The bill also expands access to potentially life-saving experimental drugs and gives drug companies incentives to do more research on drugs for children.
In addition, there were these developments:
* In a bid to finish the 1998 budget before it adjourns, the Senate approved a spending bill providing funding for foreign aid, the District of Columbia and the Departments of State, Commerce and Justice. The House was expected to take up the bill today.
* House and Senate negotiators worked out a compromise measure to provide states with $9.7 billion in temporary funding for highway, transit and safety programs while Congress debates long-term legislation.
Sunday marked the second time that Clinton had been forced to pull the fast-track legislation. Lawmakers initially had been scheduled to vote on the bill Friday, but postponed the balloting for lack of sufficient votes.
Many Republicans, as well as some Democratic supporters, blamed the president for the bill’s problems, complaining that he delayed too long in sending the bill to Capitol Hill and did not build enough popular support for the legislation.
Clinton had an opportunity to renew fast-track authority, which expired in 1994, two years ago, when it could have been passed relatively easily. But he passed up the opportunity on the advice of his aides.
The measure would provide Clinton with authority to begin broad new trade talks with other countries, with a guarantee that Congress would act quickly on any new pact without trying to rewrite specific provisions.
U.S. trading partners traditionally have refused to begin broad trade talks in the absence of such authority, for fear Congress will seek to renegotiate any new accords after they have been signed.
Although Congress has given fast-track authority to all U.S. presidents since 1974, organized labor has opposed the bill vehemently, threatening to help defeat any lawmaker who supports the measure this time around.
Labor leaders and environmentalists contend the bill would hurt American jobs, depress wages and pollute the environment.

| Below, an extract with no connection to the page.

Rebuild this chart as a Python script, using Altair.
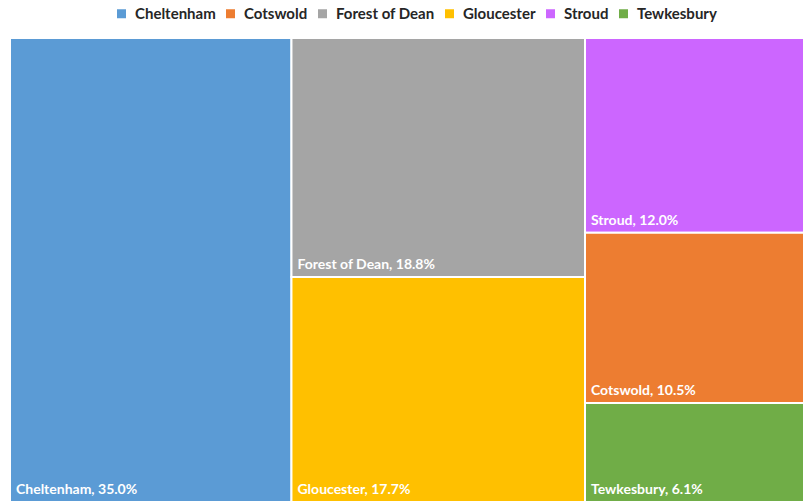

They want Congress to require the administration to include more safeguards in trade accords.
Administration policymakers--and most nonpartisan trade analysts--stress that the fast-track bill is not a trade accord, and that it only provides authority for the president to negotiate trade pacts with other countries.
The Senate already had voted, 69 to 31, in a key test vote last week to support the bill, and was expected to pass it easily once the House acted.
Unions and conservation groups had demanded that any new trade accords contain provisions enabling the White House to enforce environmental and labor standards in other nations, but Clinton--and the GOP--balked at that.
Instead, the fast-track legislation contained much narrower language enabling the White House to impose sanctions against another country only in cases where a violation would give it an unfair trade advantage.
The administration had wanted to use fast-track authority to complete global talks on trade in agriculture and financial services and to negotiate market-opening accords with Asian and Latin American countries.
U.S. officials said they also hoped to extend the North American Free Trade Agreement, now in force among the United States, Canada and Mexico, to include Chile--a step the United States promised two years ago.